We believe the current FD grading system has several drawbacks. The FD of each cuff muscle usually is measured at one cross-sectional image rather than the whole muscle belly. Relatively distally located evaluation points may not well represent the condition of the entire muscle. Rotator cuff tear with fatty infiltration is a progressive and infiltrative process that increases with time and fatty infiltration progresses from the musculotendinous junction toward the muscle origin in a rabbit torn cuff model [19]. The FD of the cuff might be overestimated when the evaluation is performed on one cut section near the glenoid. Furthermore, the cross-sectional areas of the muscle may be highly and directly influenced by retraction of the musculotendinous junction of the torn rotator cuff [25, 26, 29]. If a repair were successful and the retracted tendon end brought back to the footprint, the muscle belly would be lateralized, and this might affect evaluation of FD. The postoperative FD would appear improved because the measurement point is the same even in successful repair. This problem could be overcome by integration of fatty content or the muscle-occupying ratio with multiple cross-sectional images. However, taking multiple cross-sectional images toward the medial part of the muscle is problematic with MRI. It increases the field of the image gain and might reduce accuracy of another area. In addition, more time is required to obtain a wider view.

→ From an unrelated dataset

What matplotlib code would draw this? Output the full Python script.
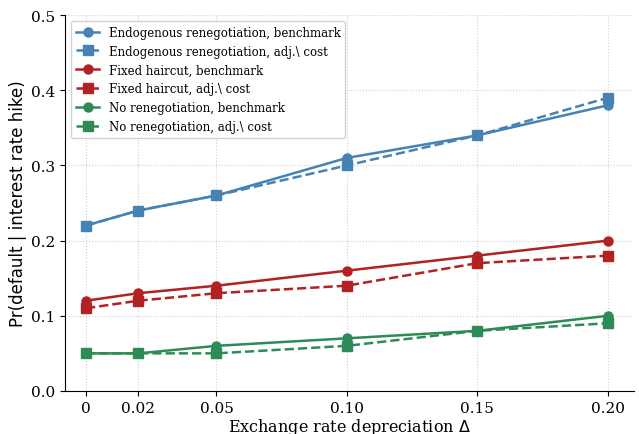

Therefore, there have been attempts to develop a more objective method to measure muscle quantity and quality [12, 26, 28, 29]. Measuring the mean muscle density in Hounsfield units in CT (ICC, 0.98) was superior to using a visual rating (ICC, 0.63) [28]. Analysis of the muscle volume in cadavers using MRI with three-dimensional image analysis software and the actual volume after dissection correlate well, with intraobserver and interobserver variabilities less than 4% [26]. Two-dimensional SPLASH MRI and proton MR spectroscopy also were developed to quantify fat content of the rotator cuff muscles [12, 17]. Fatty atrophy also was evaluated with ultrasonography [11, 23]. However, these methods are not readily available in general practice. Some of the methods need specialized software, and others need spectroscopy, which is not familiar to the orthopaedic field.

The reliability of the measuring system for FD of the rotator cuff muscles is a critical aspect of evaluation, and the current grading system does not fully meet the requirement. We recommend caution when interpreting FD grading among studies. FD is considered one of the most important outcome predictors of rotator cuff tear. Given its importance there should be a more reliable and accurate grading system for FD of the cuff muscles.